Apple's obsession with silence is well known and they tailor their cooling to offer this. But if you look at the innards, there's no overt effort made to use the shell specifically as a heat dissipating structure: you couldn't because we'd be back to the days of the HibachiBook Pros. It just happens to be one of it's attributes. The heavy lifting of the cooling is still done by the usual arrangements, and if you do attempt to use the power of the machine the shell doesn't contribute in a spectacular way to cooling when compared to the likes of say the Dell XPS M1330. The silenced cooling is actually achieved in a bigger way by Apple in terms of having less of it (the cooling that is), and making reasonably sure that in terms of most consumer use it won't fry the machine. As I said, light use. If you try and use the power they have on paper, the compromises in the cooling becomes rapidly apparent - due to either straight-up overheating or a hugely increased noise signature (as the nominally silent fans ramp up) - or in some Macs both - in comparison to something else which is designed to put more airflow through the system more consistently. Case in point: Certain Pros in uncooled areas of my office becomes noticeably noisier than the directly comparable Dell Precisions (The Dells are noisier at idle) when doing computationally intensive work.
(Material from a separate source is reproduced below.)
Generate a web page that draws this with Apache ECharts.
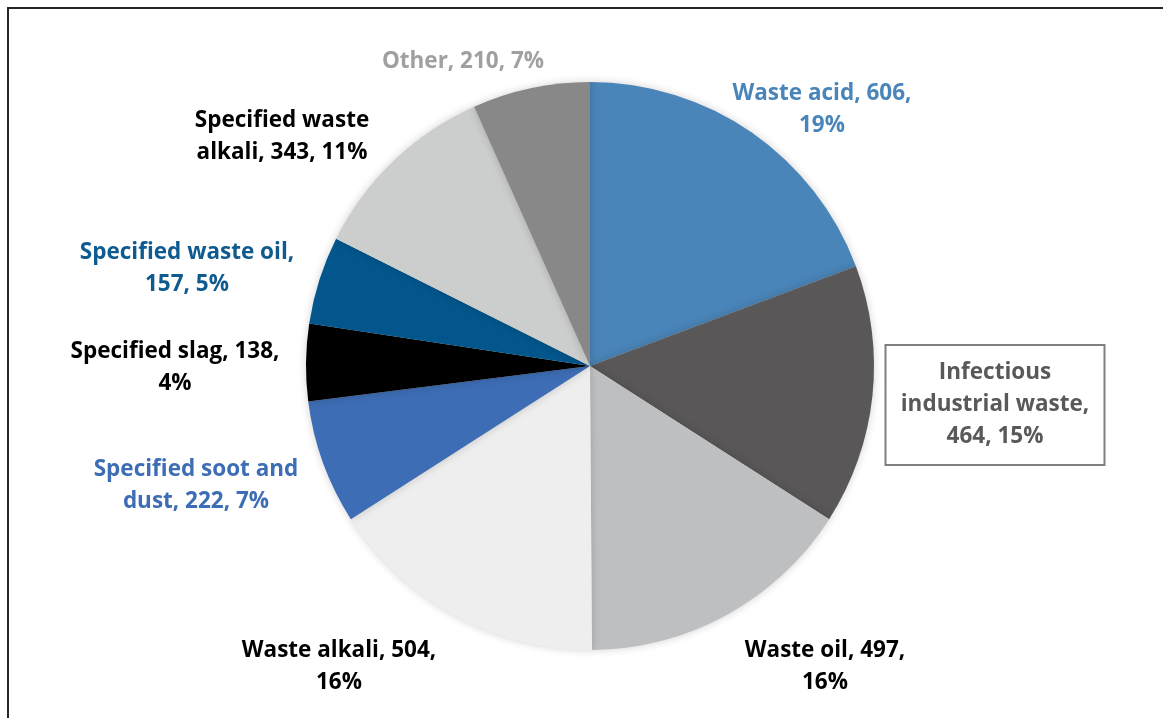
<!DOCTYPE html>
<html>
<head>
<meta charset="utf-8">
<script src="https://cdn.jsdelivr.net/npm/echarts@6/dist/echarts.min.js"></script>
<style>
  html, body { margin: 0; padding: 0; background: #fff; }
  #chart { width: 1163px; height: 718px; }
</style>
</head>
<body>
<div id="chart"></div>
<script>
// Hazardous industrial waste by type (clockwise from 12 o'clock)
const categories = [
  'Waste acid', 'Infectious industrial waste', 'Waste oil', 'Waste alkali',
  'Specified soot and dust', 'Specified slag', 'Specified waste oil',
  'Specified waste alkali', 'Other'
];
const values = [606, 464, 497, 504, 222, 138, 157, 343, 210];

// Label text with the line breaks used on the chart
const displayNames = [
  'Waste acid', 'Infectious\nindustrial waste', 'Waste oil', 'Waste alkali',
  'Specified soot and\ndust', 'Specified slag', 'Specified waste oil',
  'Specified waste\nalkali', 'Other'
];
const labelTemplates = [
  '{n}, {v},\n{p}', '{n},\n{v}, {p}', '{n}, {v},\n{p}', '{n}, {v},\n{p}',
  '{n}, {v}, {p}', '{n}, {v},\n{p}', '{n},\n{v}, {p}', '{n}, {v}, {p}', '{n}, {v}, {p}'
];

const sliceColors = ['#4A85B9', '#595758', '#BEBFC1', '#EEEEEE', '#3D6DB5', '#000000', '#02568C', '#CCCDCD', '#888888'];
const labelColors = ['#4A85B9', '#595959', '#000000', '#000000', '#3D6DB5', '#000000', '#0F5A8E', '#000000', '#A0A0A0'];
// Label block centres in pixels
const labelCentres = [
  [822, 110], [995, 405], [825, 667], [339, 667], [196, 486],
  [175, 368], [187, 269], [282, 137], [463, 62]
];

const FONT = '"Open Sans", Lato, sans-serif';

const data = categories.map((name, i) => {
  const item = {
    name: name,
    value: values[i],
    itemStyle: { color: sliceColors[i] },
    label: { color: labelColors[i] }
  };
  if (i === 1) {
    Object.assign(item.label, {
      borderColor: '#7F7F7F',
      borderWidth: 2,
      padding: [11, 13],
      width: 191,
      backgroundColor: '#fff'
    });
  }
  return item;
});

const chart = echarts.init(document.getElementById('chart'), null, { renderer: 'canvas' });
chart.setOption({
  animation: false,
  backgroundColor: '#fff',
  graphic: [{
    type: 'rect',
    shape: { x: 8, y: 8, width: 1400, height: 1000 },
    style: { fill: 'none', stroke: '#262626', lineWidth: 2 },
    silent: true
  }],
  series: [{
    type: 'pie',
    center: [590, 366],
    radius: [0, 284],
    startAngle: 90,
    clockwise: true,
    percentPrecision: 0,
    avoidLabelOverlap: false,
    itemStyle: {
      borderWidth: 0,
      shadowBlur: 8,
      shadowColor: 'rgba(0,0,0,0.18)'
    },
    label: {
      show: true,
      position: 'outside',
      fontFamily: FONT,
      fontWeight: 'bold',
      fontSize: 22.5,
      lineHeight: 32,
      align: 'center',
      formatter: p => labelTemplates[p.dataIndex]
        .replace('{n}', displayNames[p.dataIndex])
        .replace('{v}', p.value)
        .replace('{p}', p.percent + '%')
    },
    labelLine: { show: false },
    labelLayout: p => ({
      x: labelCentres[p.dataIndex][0],
      y: labelCentres[p.dataIndex][1],
      align: 'center',
      verticalAlign: 'middle'
    }),
    emphasis: { disabled: true },
    data: data
  }]
});
</script>
</body>
</html>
Weight - as I've said before, the new unibody structure is actually not that great when you consider the ratios of weight and strength relative to other manufacturing methods.
Lighter use makes for happier Macs. Not so silly actually.
The choice of aluminium and how they use it could be said to be a tossup between tactile impression, visual impact, manufacturing cost and other factors which have nothing to do with what you mentioned. Most of it is in fact more to do with skilled marketing to the layman - like most of Apple's products - and Apple's expression of design flair than any sound engineering decisions. And that feeding / effect of marketing to the layman who nevertheless has an ego is never more apparent than it is on these forums.
Let's face it, the unibodies are sexy machines... but they aren't necessarily any better cooled, any better built, nor any stronger than other machines on the market, and in fact come with quite a number of downsides if you aren't the raving Apple fanboy who strokes his Mac before he turns in, or if your use of a computer is so inconsequential in terms of it's scope so as to not notice some of these compromises. Fortunately for Apple, I'd wager that they have a far greater percentage-by-usage number of such users.